How could you not fall in love with these guys?
Back at home, Emmett sliced through the packing tape and peeled back the lid. All thirty of the little fluff balls within were walking, huddling together, or tilting back their heads to tell me exactly what they thought about their current accommodations. Judging by the loud cheeps and fluffed feathers, they were unimpressed.
I hoped they'd find their new home more to their liking. Over the past few days, I'd readied a makeshift brooder: a ninety-quart clear plastic tub outfitted with a ventilated lid I'd fashioned out of wood and hardware cloth. The setup was floored with paper towels for the chicks' arrival and spruced up with a plastic waterer and a small galvanized trough full of chick starter (a bulk mixture of grains). A red 100-watt flood lamp rested on the hardware cloth, emitting rosy warmth. All in all, a cozy, habitable place—far more inviting than the chilly cardboard shipping box.
They were ruddy brown, pale yellow, ocelot striped—Emmett and I began to move each impossibly tiny bird from the cardboard box into its new home. As I placed each downy baby in the brooder, I dipped its beak in the water so it would know where to go for a drink. Then I peered at its rear end and released it onto the paper towel floor.
My new flock. Little did I know that, from that moment forward, each hour that passed, each time I refilled the feeder, each problem I had to troubleshoot would create another opportunity for me to fall in love with these brainless, adorable little creatures. Innocent though they were, those thirty
birds would form the gateway drug for a full-fledged poultry addiction—the sort of hit that breaks hearts.
It all started with the pasty butt.
“Don't forget to check her bum,” I reminded Emmett as he transferred a Rhode Island Red chick.
I'd been reading up on chick rearing, which meant I was painfully aware of all the hundreds of things that can go wrong with newly hatched poultry. Top on the list was pasty butt, a condition sometimes caused by the stress of shipping. Excrement could supposedly crust over the bird's vent, preventing it from eliminating waste. This sounds neatly scientific, but what it really means is that a new, anxious chick owner will spend the first seven days constantly inspecting thirty baby bird butts, and wiping as necessary.

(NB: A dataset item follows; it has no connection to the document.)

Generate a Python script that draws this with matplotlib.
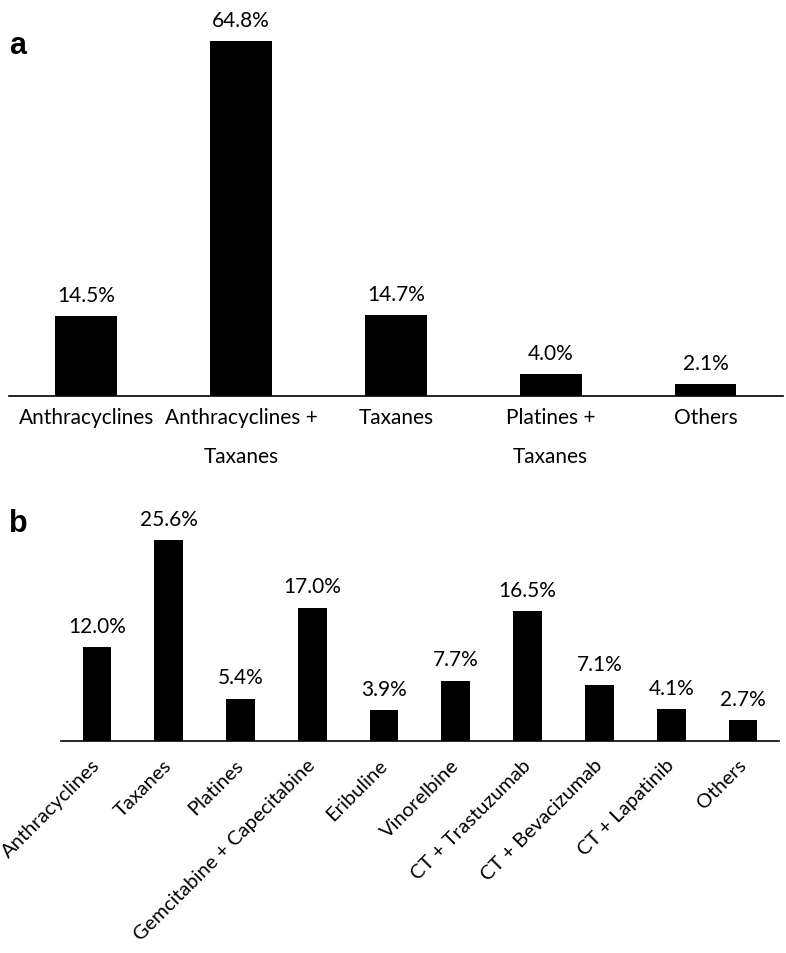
import numpy as np
import matplotlib.pyplot as plt
from matplotlib.transforms import ScaledTranslation

plt.rcParams['font.family'] = ['Lato', 'DejaVu Sans']

cats_a = ['Anthracyclines', 'Anthracyclines +\nTaxanes', 'Taxanes', 'Platines +\nTaxanes', 'Others']
vals_a = [14.5, 64.8, 14.7, 4.0, 2.1]

cats_b = ['Anthracyclines', 'Taxanes', 'Platines', 'Gemcitabine + Capecitabine', 'Eribuline',
          'Vinorelbine', 'CT + Trastuzumab', 'CT + Bevacizumab', 'CT + Lapatinib', 'Others']
vals_b = [12.0, 25.6, 5.4, 17.0, 3.9, 7.7, 16.5, 7.1, 4.1, 2.7]

fig = plt.figure(figsize=(7.86, 9.54), dpi=100)
ax1 = fig.add_axes([0.0115, 0.584, 0.9845, 0.402])
ax2 = fig.add_axes([0.0776, 0.2222, 0.9134, 0.2469])


def style(ax):
    for s in ['top', 'right', 'left']:
        ax.spines[s].set_visible(False)
    ax.spines['bottom'].set_linewidth(1.2)
    ax.set_yticks([])
    ax.tick_params(axis='x', length=0)


x = np.arange(len(cats_a))
ax1.bar(x, vals_a, width=0.4, color='black')
ax1.set_xlim(-0.5, len(cats_a) - 0.5)
ax1.set_ylim(0, 70)
ax1.set_xticks(x)
ax1.set_xticklabels(cats_a, fontsize=15, linespacing=2.2)
ax1.tick_params(axis='x', pad=8)
style(ax1)
for xi, v in zip(x, vals_a):
    ax1.annotate(f'{v:.1f}%', (xi, v), xytext=(0, 11), textcoords='offset points',
                 ha='center', va='baseline', fontsize=15)

x = np.arange(len(cats_b))
ax2.bar(x, vals_b, width=0.4, color='black')
ax2.set_xlim(-0.5, len(cats_b) - 0.5)
ax2.set_ylim(0, 30)
ax2.set_xticks(x)
ax2.set_xticklabels(cats_b, fontsize=14.5, rotation=45, ha='right', va='center',
                    rotation_mode='anchor')
ax2.tick_params(axis='x', pad=15)
shift = ScaledTranslation(4 / 72, 0, fig.dpi_scale_trans)
for lab in ax2.get_xticklabels():
    lab.set_transform(lab.get_transform() + shift)
style(ax2)
for xi, v in zip(x, vals_b):
    ax2.annotate(f'{v:.1f}%', (xi, v), xytext=(0, 11), textcoords='offset points',
                 ha='center', va='baseline', fontsize=15)

fig.text(0.012, 0.943, 'a', fontsize=22, fontweight='bold', family='Liberation Sans')
fig.text(0.012, 0.442, 'b', fontsize=22, fontweight='bold', family='Liberation Sans')

fig.savefig('out.png', dpi=100)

Well, not exactly wiping. Since chick butts, unlike human baby butts, are festooned with feathers, extracting excrement
is complicated. In the following few days, I'd employ scissors, dampened towels, warm-water chick bidets (in saucers, no less), and the “fingernail pull”—a technique that I'd eventually become quite good at. None of the books I had read on chick raising had mentioned that chick poop is like glue. On various websites, longtime poultry owners recommended removing the tiny feathers around the vent, which is where the fingernail pull comes in—but pull too hard, and you're likely to rip off tender skin, which causes a problem worse than pasty butt. Basically, the best technique of all is to pray like hell that your chicks don't have pasty butt. (And if they do, to keep reminding yourself that these are the intimate sorts of experiences that form the basis for all strong relationships. A friend in need is a friend indeed.)